Только потом, когда мы стали уже взрослее и мудрее, мы увидели, что в 1920–1930-е годы ХХ века, да и позднее, в Советском Союзе, жили и работали исключительные по своему уровню и масштабу художники. Постепенно к нам стало приходить понимание, что та эпоха породила невероятно интересные явления, и что после того, как была перевернута страница с беспредметным авангардом, станковая картина и фигуративная живопись вновь оказалась в фокусе внимания, превратившись в пространство эксперимента. На самом деле, эти размышления привели меня к тому, что я с огромным интересом включилась позднее в исследование и интерпретацию советского искусства, став со-куратором нескольких масштабных выставок соцреализма[25] 1930–1950 годов, организованных в 2000-х годах на крупнейших выставочных площадках России, Европы и США.

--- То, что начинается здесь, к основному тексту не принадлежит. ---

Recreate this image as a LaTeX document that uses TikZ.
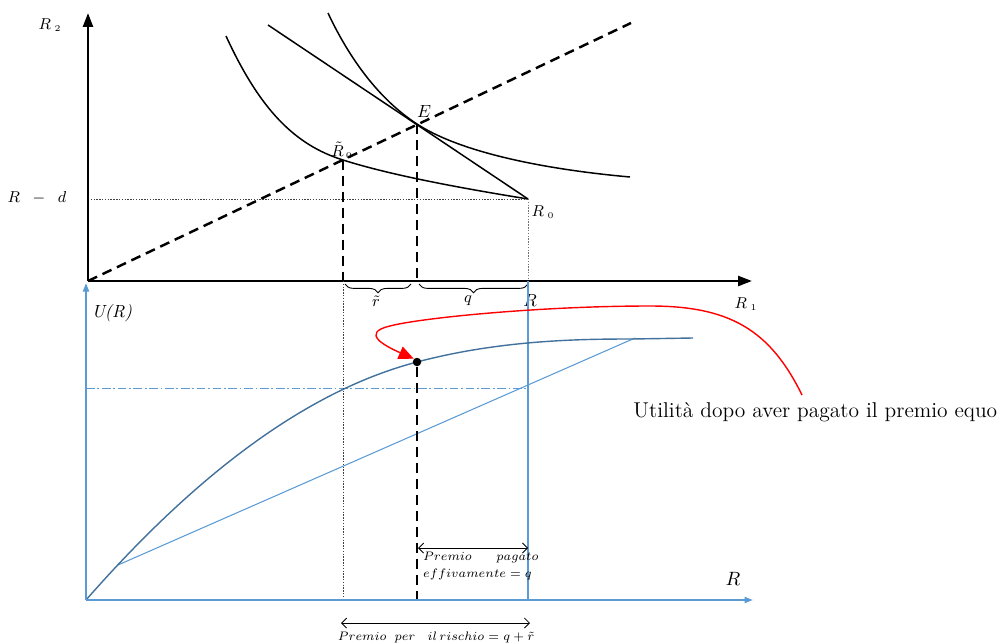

Любой рассказ о соцреализме не может не начинаться обращением к 1920–1930 годам, к творчеству таких художников как Дейнека, Пименов, Вильямс, Штеренберг и многих других. И сейчас, когда мы сделали в Третьяковской галерее первую масштабную ретроспективу Юрия Пименова (2020–2021), я впервые осознала, что эти творцы нового искусства были совсем молодыми, но очень рано повзрослевшими людьми. Картину «Инвалиды войны» (1926) – одно из самых потрясающих в истории мирового искусства изображений того, чем была Первая мировая война, художник написал, когда ему было 23 года, а масштабное полотно «Даешь тяжелую индустрию!» (1927) – в 24 года! Сегодня художник этого возраста – просто мальчишка. Когда мы получаем в дар работы современных мастеров, которым 30, 35, 40 лет, – они все еще считаются молодыми. Мне задают вопросы: «А как Вы можете знать, что работы именно этих молодых художников останутся в вечности и не станут балластом в коллекции Третьяковской галереи?» В связи с этим не могу не напомнить о поступлении в Третьяковку работы Пименова «Даешь тяжелую индустрию!» Она была куплена в 1929 году, когда художнику было 26 лет! Примерно столько же, сколько было Илье Репину, когда Павел Михайлович Третьяков стал приобретать его работы.
У Пименова, в отличие, например, от Малевича, с учебой было все в порядке. Он учился в ВХУТЕМАСе, где принципы преподавания были разработаны лучшими художниками того времени, выдающимися мастерами и прекрасными педагогами. Это было образовательное учреждение, объединявшее изобразительные и промышленные факультеты. ВХУТЕМАС сильно повлиял на современную типографику, книжную иллюстрацию, гравюру, внедрение принципов конструктивизма в архитектуру и дизайн. Среди преподавателей были: Василий Кандинский, Эль Лисицкий, Владимир Фаворский, Любовь Попова, Александр Родченко, Варвара Степанова, Владимир Татлин. В особенности важен был Фаворский и его система преподавания – он учился в свое время в Мюнхене и в преподавании опирался на подробно разработанную диверсифицированную систему художественного образования, которая была создана в начале ХХ века в Германии.